Objective
Do not copy the pictures; transcribe all other material exactly.

Provided data
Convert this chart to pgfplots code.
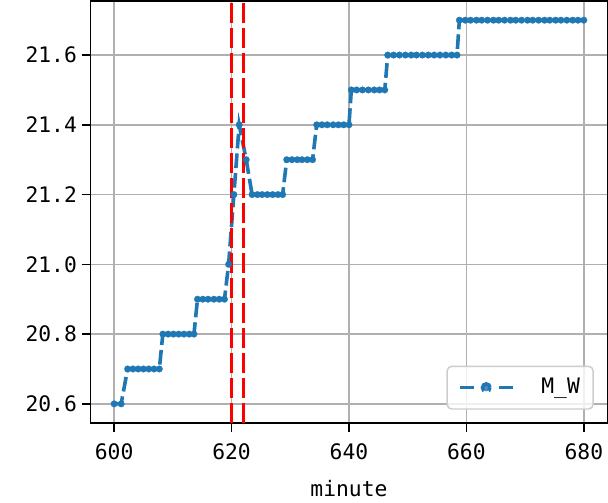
\documentclass[border=0pt]{standalone}
\usepackage{fontspec}
\setmainfont{DejaVu Sans Mono}
\usepackage{pgfplots}
\pgfplotsset{compat=1.18}
\definecolor{mblue}{HTML}{1F77B4}
\definecolor{mgrid}{HTML}{B0B0B0}
\definecolor{lgframe}{HTML}{CCCCCC}
\begin{document}
\fontsize{16bp}{19bp}\selectfont
\begin{tikzpicture}
\begin{axis}[name=ax, at={(0,0)}, anchor=south west,
  scale only axis, width=387.75bp, height=316.7bp,
  xmin=596, xmax=684, ymin=20.545, ymax=21.755,
  xtick={600,620,640,660,680},
  ytick={20.6,20.8,21.0,21.2,21.4,21.6},
  grid=major, major grid style={mgrid, line width=1.2bp},
  axis line style={line width=1.1bp},
  tick style={black, line width=1.1bp},
  major tick length=6.75bp, tick align=outside, tick pos=left,
  tick label style={font=\fontsize{16bp}{19bp}\selectfont},
  /pgf/number format/assume math mode=true,
  yticklabel style={xshift=2bp, /pgf/number format/.cd, fixed, fixed zerofill, precision=1},
  xticklabel style={yshift=-3bp, /pgf/number format/.cd, fixed, precision=0, 1000 sep={}},
  xlabel={minute},
  xlabel style={yshift=-5bp, font=\fontsize{16bp}{19bp}\selectfont},
  legend style={at={(0.974,0.0315)}, anchor=south east,
    draw=lgframe, line width=1.1bp, rounded corners=3.5bp,
    fill=white, fill opacity=0.8, text opacity=1,
    font=\fontsize{16bp}{19bp}\selectfont,
    inner xsep=8bp, inner ysep=7bp},
  legend image code/.code={
    \draw[#1, solid, mark=none] (0bp,0bp) -- (10.5bp,0bp);
    \draw[#1, solid, mark=none] (29.5bp,0bp) -- (40bp,0bp);
    \fill[mblue] (20bp,0bp) circle (2.8bp);
  },
]
\addplot[mblue, line width=2.7bp, dash pattern=on 11bp off 3.75bp,
  mark=*, mark size=2.5bp, mark options={solid, fill=mblue, draw=mblue, line width=0.1bp}]
coordinates {
(600.0,20.6) (601.2,20.6)
(602.3,20.7) (603.2,20.7) (604.1,20.7) (605.0,20.7) (605.9,20.7) (606.8,20.7) (607.7,20.7)
(608.3,20.8) (609.2,20.8) (610.1,20.8) (611.0,20.8) (611.9,20.8) (612.8,20.8) (613.6,20.8)
(614.2,20.9) (615.1,20.9) (616.0,20.9) (617.0,20.9) (617.9,20.9) (618.8,20.9)
(619.5,21.0)
(620.4,21.2)
(621.3,21.4)
(622.5,21.3)
(623.5,21.2) (624.4,21.2) (625.2,21.2) (626.1,21.2) (627.0,21.2) (627.9,21.2) (628.7,21.2)
(629.4,21.3) (630.3,21.3) (631.2,21.3) (632.0,21.3) (632.9,21.3) (633.8,21.3)
(634.5,21.4) (635.4,21.4) (636.3,21.4) (637.3,21.4) (638.2,21.4) (639.1,21.4) (640.0,21.4)
(640.4,21.5) (641.3,21.5) (642.3,21.5) (643.3,21.5) (644.3,21.5) (645.2,21.5) (646.1,21.5)
(646.6,21.6) (647.6,21.6) (648.6,21.6) (649.6,21.6) (650.6,21.6) (651.5,21.6) (652.5,21.6) (653.5,21.6) (654.5,21.6) (655.5,21.6) (656.5,21.6) (657.5,21.6) (658.4,21.6)
(658.8,21.7) (659.8,21.7) (660.7,21.7) (661.7,21.7) (662.6,21.7) (663.6,21.7) (664.6,21.7) (665.5,21.7) (666.5,21.7) (667.5,21.7) (668.4,21.7) (669.4,21.7) (670.4,21.7) (671.3,21.7) (672.3,21.7) (673.3,21.7) (674.2,21.7) (675.2,21.7) (676.1,21.7) (677.1,21.7) (678.1,21.7) (679.0,21.7) (680.0,21.7)
};
\addlegendentry{\hspace*{18bp}M\_W}
\addplot[red, line width=2.6bp, dash pattern=on 15bp off 3.75bp, forget plot] coordinates {(620,20.545) (620,21.755)};
\addplot[red, line width=2.6bp, dash pattern=on 15bp off 3.75bp, forget plot] coordinates {(622,20.545) (622,21.755)};
\end{axis}
\pgfresetboundingbox
\path ([xshift=-68bp, yshift=-59.8bp]ax.south west) rectangle ([xshift=0.5bp, yshift=0.75bp]ax.north east);
\end{tikzpicture}
\end{document}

Result
Convert this chart to pgfplots code.
\documentclass[border=0pt]{standalone}
\usepackage{fontspec}
\setmainfont{DejaVu Sans Mono}
\usepackage{pgfplots}
\pgfplotsset{compat=1.18}
\definecolor{mblue}{HTML}{1F77B4}
\definecolor{mgrid}{HTML}{B0B0B0}
\definecolor{lgframe}{HTML}{CCCCCC}
\begin{document}
\fontsize{16bp}{19bp}\selectfont
\begin{tikzpicture}
\begin{axis}[name=ax, at={(0,0)}, anchor=south west,
  scale only axis, width=387.75bp, height=316.7bp,
  xmin=596, xmax=684, ymin=20.545, ymax=21.755,
  xtick={600,620,640,660,680},
  ytick={20.6,20.8,21.0,21.2,21.4,21.6},
  grid=major, major grid style={mgrid, line width=1.2bp},
  axis line style={line width=1.1bp},
  tick style={black, line width=1.1bp},
  major tick length=6.75bp, tick align=outside, tick pos=left,
  tick label style={font=\fontsize{16bp}{19bp}\selectfont},
  /pgf/number format/assume math mode=true,
  yticklabel style={xshift=2bp, /pgf/number format/.cd, fixed, fixed zerofill, precision=1},
  xticklabel style={yshift=-3bp, /pgf/number format/.cd, fixed, precision=0, 1000 sep={}},
  xlabel={minute},
  xlabel style={yshift=-5bp, font=\fontsize{16bp}{19bp}\selectfont},
  legend style={at={(0.974,0.0315)}, anchor=south east,
    draw=lgframe, line width=1.1bp, rounded corners=3.5bp,
    fill=white, fill opacity=0.8, text opacity=1,
    font=\fontsize{16bp}{19bp}\selectfont,
    inner xsep=8bp, inner ysep=7bp},
  legend image code/.code={
    \draw[#1, solid, mark=none] (0bp,0bp) -- (10.5bp,0bp);
    \draw[#1, solid, mark=none] (29.5bp,0bp) -- (40bp,0bp);
    \fill[mblue] (20bp,0bp) circle (2.8bp);
  },
]
\addplot[mblue, line width=2.7bp, dash pattern=on 11bp off 3.75bp,
  mark=*, mark size=2.5bp, mark options={solid, fill=mblue, draw=mblue, line width=0.1bp}]
coordinates {
(600.0,20.6) (601.2,20.6)
(602.3,20.7) (603.2,20.7) (604.1,20.7) (605.0,20.7) (605.9,20.7) (606.8,20.7) (607.7,20.7)
(608.3,20.8) (609.2,20.8) (610.1,20.8) (611.0,20.8) (611.9,20.8) (612.8,20.8) (613.6,20.8)
(614.2,20.9) (615.1,20.9) (616.0,20.9) (617.0,20.9) (617.9,20.9) (618.8,20.9)
(619.5,21.0)
(620.4,21.2)
(621.3,21.4)
(622.5,21.3)
(623.5,21.2) (624.4,21.2) (625.2,21.2) (626.1,21.2) (627.0,21.2) (627.9,21.2) (628.7,21.2)
(629.4,21.3) (630.3,21.3) (631.2,21.3) (632.0,21.3) (632.9,21.3) (633.8,21.3)
(634.5,21.4) (635.4,21.4) (636.3,21.4) (637.3,21.4) (638.2,21.4) (639.1,21.4) (640.0,21.4)
(640.4,21.5) (641.3,21.5) (642.3,21.5) (643.3,21.5) (644.3,21.5) (645.2,21.5) (646.1,21.5)
(646.6,21.6) (647.6,21.6) (648.6,21.6) (649.6,21.6) (650.6,21.6) (651.5,21.6) (652.5,21.6) (653.5,21.6) (654.5,21.6) (655.5,21.6) (656.5,21.6) (657.5,21.6) (658.4,21.6)
(658.8,21.7) (659.8,21.7) (660.7,21.7) (661.7,21.7) (662.6,21.7) (663.6,21.7) (664.6,21.7) (665.5,21.7) (666.5,21.7) (667.5,21.7) (668.4,21.7) (669.4,21.7) (670.4,21.7) (671.3,21.7) (672.3,21.7) (673.3,21.7) (674.2,21.7) (675.2,21.7) (676.1,21.7) (677.1,21.7) (678.1,21.7) (679.0,21.7) (680.0,21.7)
};
\addlegendentry{\hspace*{18bp}M\_W}
\addplot[red, line width=2.6bp, dash pattern=on 15bp off 3.75bp, forget plot] coordinates {(620,20.545) (620,21.755)};
\addplot[red, line width=2.6bp, dash pattern=on 15bp off 3.75bp, forget plot] coordinates {(622,20.545) (622,21.755)};
\end{axis}
\pgfresetboundingbox
\path ([xshift=-68bp, yshift=-59.8bp]ax.south west) rectangle ([xshift=0.5bp, yshift=0.75bp]ax.north east);
\end{tikzpicture}
\end{document}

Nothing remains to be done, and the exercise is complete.